Despite its wide adoption and substantial theoretical progress, several limitations and open questions remain:

  • PTO’s performance may degrade under large distribution shifts between the prediction and decision phases, or when prediction errors are heavily misaligned with decision-relevant directions (Smet, 2 Sep 2025, Wan et al., 5 Feb 2026).
  • Nonconvexity and discontinuity in regret losses complicate surrogate construction and sample complexity.
  • Scalability when embedding large combinatorial or sequential solvers in end-to-end training relies heavily on advances in sampling, differentiable proxy learning, and hardware resources.
  • Extensions to causal inference, multi-stage stochastic control, partial information feedback, and simultaneous prediction of multiple coupled parameter types remain important, active research directions (Xie et al., 25 Nov 2025, Tan et al., 2024).

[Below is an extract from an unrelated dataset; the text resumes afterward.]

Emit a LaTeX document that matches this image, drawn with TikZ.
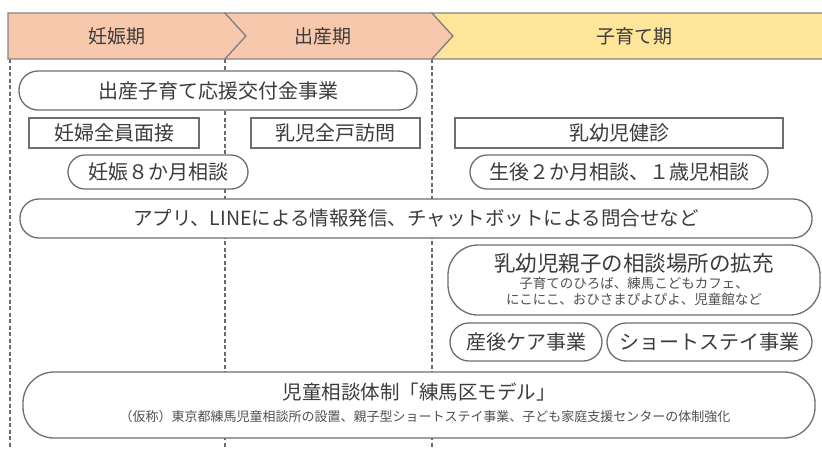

  • Improved surrogate design for highly structured, combinatorial, or black-box optimization layers, as well as high-dimensional prediction domains, continues to be a major area of development.

In summary, the predict-then-optimize paradigm unifies predictive modeling with mathematical programming, enabling decision-making workflows that leverage machine learning for high-impact, structure-aware optimization under uncertainty. Substantial progress in surrogate loss theory, scalable differentiable solvers, robustification strategies, and multi-task and sequential extensions continues to expand the reach and rigor of PTO in both theoretical and practical domains (Elmachtoub et al., 2017, Wang et al., 2021, Sun et al., 2023, Kotary et al., 2023, Jia et al., 2024, Smet, 2 Sep 2025).